Quayle’s time as vice president is generally seen in an unfavorable light, although he was a capable U.S. senator and served on the Senate Armed Service Comittee. According to Jack Lechelt’s analysis of White House papers, Quayle had regular access to the president. His real problems were found in the president he served. Bush had served two terms as vice president, been ambassador to the United Nations and China, and run the Central Intelligence Agency. One of Quayle’s aides told Paul Kengor: “… President Bush could have had George Marshall or Henry Kissinger as his vice president and it would not have mattered.”

With limited opportunity to work on the critical national security issues in the Middle East and Europe, Quayle made useful trips to Latin America and Asia, along with overseeing the Space Council. Preoccupied with the fall of the Soviet Union, German re-unification, the Gulf War, and the Israeli-Palestinian peace process, the president and his foreign policy team had few resources to devote to other regions. Quayle could fill some of this gap. Quayle’s second national security advisor, Karl Jackson, explained to me why he switched from being the national security senior director on Asia to national security advisor to the vice president:

… working for Bush on the NSC, I had to get through Gates and Scowcroft to get anything done. It was more efficient for getting things done with Japan to go to Dan and have him take it to the President.

Kaine has developed national security expertise, having served on the Senate Committees on Armed Services and Foreign Relations. Like Quayle, however, Kaine will be serving a president who, as a former secretary of state and senator, possesses her own deep well of national security knowledge. Vice presidents for outsider presidents might focus on areas where the president and his team lack expertise. Quayle’s experience shows that when serving an insider president, the vice president could instead identify areas that require attention but which the president lacks the time to engage.

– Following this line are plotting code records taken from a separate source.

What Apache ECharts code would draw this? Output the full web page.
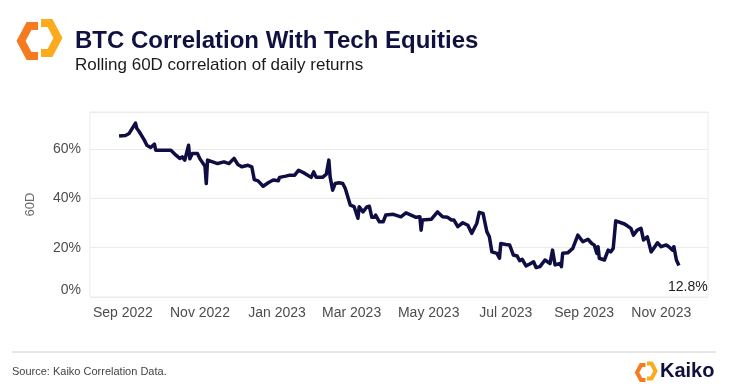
<!DOCTYPE html>
<html>
<head>
<meta charset="utf-8">
<script src="https://cdn.jsdelivr.net/npm/echarts@6/dist/echarts.min.js"></script>
<style>
html,body{margin:0;padding:0;background:#fff;}
#chart{width:731px;height:390px;}
</style>
</head>
<body>
<div id="chart"></div>
<script>
var titleText = 'BTC Correlation With Tech Equities';
var subtitleText = 'Rolling 60D correlation of daily returns';
var sourceText = 'Source: Kaiko Correlation Data.';
var yAxisName = '60D';
var xTickDates = ['2022-09-01','2022-11-01','2023-01-01','2023-03-01','2023-05-01','2023-07-01','2023-09-01','2023-11-01'];
var monthNames = ['Jan','Feb','Mar','Apr','May','Jun','Jul','Aug','Sep','Oct','Nov','Dec'];
var yTicks = [0, 20, 40, 60];

var dates = [
'2022-08-29','2022-09-03','2022-09-06','2022-09-11','2022-09-12','2022-09-14','2022-09-18','2022-09-20','2022-09-23','2022-09-26',
'2022-09-27','2022-10-04','2022-10-09','2022-10-10','2022-10-13','2022-10-16','2022-10-18','2022-10-20','2022-10-23','2022-10-24',
'2022-10-26','2022-10-30','2022-11-01','2022-11-05','2022-11-06','2022-11-07','2022-11-11','2022-11-15','2022-11-20','2022-11-24',
'2022-11-28','2022-12-01','2022-12-04','2022-12-09','2022-12-12','2022-12-14','2022-12-17','2022-12-21','2022-12-25','2022-12-29',
'2023-01-02','2023-01-03','2023-01-08','2023-01-11','2023-01-15','2023-01-18','2023-01-23','2023-01-28','2023-01-30','2023-02-01',
'2023-02-06','2023-02-09','2023-02-11','2023-02-12','2023-02-14','2023-02-16','2023-02-19','2023-02-22','2023-02-24','2023-02-28',
'2023-03-03','2023-03-06','2023-03-07','2023-03-10','2023-03-13','2023-03-15','2023-03-17','2023-03-19','2023-03-20','2023-03-23',
'2023-03-26','2023-03-28','2023-04-03','2023-04-09','2023-04-13','2023-04-17','2023-04-21','2023-04-24','2023-04-25','2023-04-26',
'2023-05-03','2023-05-08','2023-05-12','2023-05-16','2023-05-19','2023-05-21','2023-05-24','2023-05-28','2023-06-01','2023-06-04',
'2023-06-08','2023-06-10','2023-06-13','2023-06-16','2023-06-18','2023-06-20','2023-06-24','2023-06-26','2023-06-27','2023-07-01',
'2023-07-04','2023-07-07','2023-07-10','2023-07-12','2023-07-14','2023-07-17','2023-07-20','2023-07-23','2023-07-25','2023-07-28',
'2023-08-01','2023-08-05','2023-08-07','2023-08-09','2023-08-13','2023-08-14','2023-08-15','2023-08-19','2023-08-23','2023-08-27',
'2023-08-28','2023-08-31','2023-09-04','2023-09-07','2023-09-09','2023-09-11','2023-09-12','2023-09-13','2023-09-17','2023-09-20',
'2023-09-22','2023-09-24','2023-09-26','2023-10-03','2023-10-08','2023-10-10','2023-10-13','2023-10-16','2023-10-18','2023-10-21',
'2023-10-24','2023-10-26','2023-10-29','2023-11-01','2023-11-05','2023-11-07','2023-11-10','2023-11-11','2023-11-13','2023-11-15'
];
var corr = [
65.3,65.5,66.3,70.5,68.4,67.0,63.6,61.5,60.6,62.0,
59.5,59.5,59.5,60.0,57.5,56.2,56.8,55.5,61.5,56.0,
58.2,58.2,56.0,53.0,46.0,55.5,54.8,54.1,54.8,54.1,
56.2,53.7,52.8,53.4,52.8,47.6,47.1,44.9,46.3,47.4,
47.1,48.5,49.0,49.4,49.4,51.4,50.1,48.5,50.7,48.5,
48.5,49.8,55.5,48.7,43.3,46.0,46.3,46.0,44.0,37.2,
36.6,31.9,36.6,34.5,36.5,36.8,32.3,32.3,33.2,30.5,
30.5,33.2,33.5,32.5,34.1,33.2,32.3,32.5,27.1,31.2,
31.5,34.5,32.5,32.3,31.2,31.2,28.5,30.1,29.1,25.8,
29.8,34.3,33.9,26.5,24.4,18.3,17.7,15.7,21.7,21.3,
21.1,17.0,16.6,14.7,15.3,12.6,13.4,14.3,11.9,12.3,
15.0,13.6,19.0,13.0,13.6,12.3,17.7,17.9,19.7,25.1,
24.4,22.4,23.4,21.7,21.1,17.7,20.4,15.7,15.0,19.0,
18.3,19.7,30.9,29.6,27.8,25.1,27.1,27.8,23.1,24.4,
18.3,19.7,22.0,20.4,21.1,20.4,19.0,20.4,15.0,12.8
];
var xMinDate = '2022-08-06';
var xMaxDate = '2023-12-08';

function toTs(s){ var p = s.split('-'); return Date.UTC(+p[0], +p[1]-1, +p[2]); }

var seriesData = dates.map(function(d,i){ return [toTs(d), corr[i]]; });
var FONT = '"Liberation Sans", Arial, sans-serif';
var NAVY = '#0e0e45';

var chart = echarts.init(document.getElementById('chart'), null, {renderer:'canvas'});

function logo(ox, oy, s){
  function P(x, y){ return [ox + x*s, oy + y*s]; }
  return [
    {type:'polyline', shape:{points:[P(19,4),P(10,4),P(2,19),P(10,34),P(19,34)]},
     style:{stroke:'#f47b20', lineWidth:8*s, fill:null, lineJoin:'miter'}},
    {type:'polyline', shape:{points:[P(22,1),P(31,1),P(39,16),P(31,31),P(22,31)]},
     style:{stroke:'#fbab1c', lineWidth:8*s, fill:null, lineJoin:'miter'}}
  ];
}

var graphics = [].concat(
  logo(19, 22, 1),
  [
    {type:'text', left:75, top:29, style:{text:titleText, font:'bold 24px ' + FONT, fill:'#111140'}},
    {type:'text', left:75, top:57, style:{text:subtitleText, font:'17px ' + FONT, fill:'#1a1a1a'}},
    {type:'line', shape:{x1:12, y1:352, x2:716, y2:352}, style:{stroke:'#d0d0d0', lineWidth:1}},
    {type:'text', left:12, top:366, style:{text:sourceText, font:'11px ' + FONT, fill:'#444'}}
  ],
  logo(636, 363, 0.5),
  [
    {type:'text', left:660, top:361, style:{text:'Kaiko', font:'bold 20px ' + FONT, fill:'#111140'}}
  ]
);

var option = {
  animation:false,
  backgroundColor:'#fff',
  textStyle:{fontFamily:FONT},
  grid:{left:90, right:23, top:112, bottom:93, show:true, borderColor:'#ebebeb', borderWidth:1, containLabel:false},
  xAxis:{
    type:'value',
    min:toTs(xMinDate),
    max:toTs(xMaxDate),
    axisLine:{show:false},
    axisTick:{show:false},
    splitLine:{show:false},
    axisLabel:{
      customValues:xTickDates.map(toTs),
      fontSize:14, color:'#4d4d4d', margin:9, fontFamily:FONT,
      formatter:function(v){ var d = new Date(v); return monthNames[d.getUTCMonth()] + ' ' + d.getUTCFullYear(); }
    }
  },
  yAxis:{
    type:'value',
    min:0, max:75, interval:20,
    name:yAxisName, nameLocation:'middle', nameGap:53, nameRotate:90,
    nameTextStyle:{fontSize:13, color:'#6a6a6a', fontFamily:FONT},
    axisLine:{show:false},
    axisTick:{show:false},
    splitLine:{lineStyle:{color:'#ebebeb', width:1}},
    axisLabel:{
      fontSize:14, color:'#4d4d4d', margin:9, fontFamily:FONT,
      formatter:function(v){
        if (yTicks.indexOf(v) < 0) return '';
        if (v === 0) return '{z|0%}';
        return v + '%';
      },
      rich:{z:{fontSize:14, color:'#4d4d4d', fontFamily:FONT, padding:[0,0,14,0]}}
    }
  },
  series:[{
    type:'line',
    data:seriesData,
    showSymbol:false,
    smooth:false,
    lineStyle:{color:NAVY, width:3.5, join:'round'},
    endLabel:{
      show:true,
      formatter:function(p){ return p.value[1].toFixed(1) + '%'; },
      fontSize:14, color:'#222', fontFamily:FONT,
      offset:[-19, 22]
    }
  }],
  graphic:graphics
};
chart.setOption(option);
</script>
</body>
</html>
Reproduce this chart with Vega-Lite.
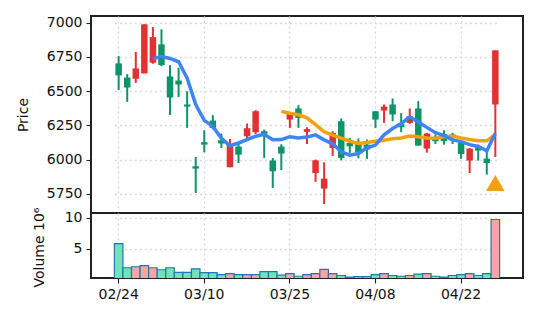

Quayle’s experience also offers some very specific guidance for Kaine. Clinton will enter office with a full agenda of major foreign policy concerns. Latin America is often lost in the shuffle and appreciates high-level attention from Washington. Right now, Latin America presents significant opportunities and potential crises that can quickly become domestic issues because of the region’s proximity. Venezuela is sliding into economic collapse, which will have grave security consequences. The Zika virus requires international attention and cooperation. The ongoing crime and violence in Mexico and Central America are intimately linked to U.S. domestic affairs. On the positive side, there is opportunity to establish a new relationship with Cuba. Kaine, a fluent Spanish speaker, would find a full docket of issues to attend to in Latin America that otherwise might not receive White House attention until they became full-blown crises.

Conclusions

Politics, to paraphrase Machiavelli, is the art of the possible. As a high-level political counselor and surrogate, the vice president can play an invaluable role in helping the president achieve the politically possible. Either as an all-purpose fire brigade backstopping the president across the board or as a utility player taking on specific tasks, the vice president can be a force multiplier for the president. Given the panoply of foreign policy crises around the world, each of which has intricate domestic resonance, the next president of the United States will need all of the help he or she can get.

 

Aaron Mannes is a AAAS Policy Fellow and earned a Ph.D. from the University of Maryland School of Public Policy where his dissertation was on the evolving national security role of the vice president. His further thoughts on presidents and vice presidents can be read at “Veep Critique. Opinions expressed here are those of the author alone and do not represent those of any organization with which he is or has ever been affiliated.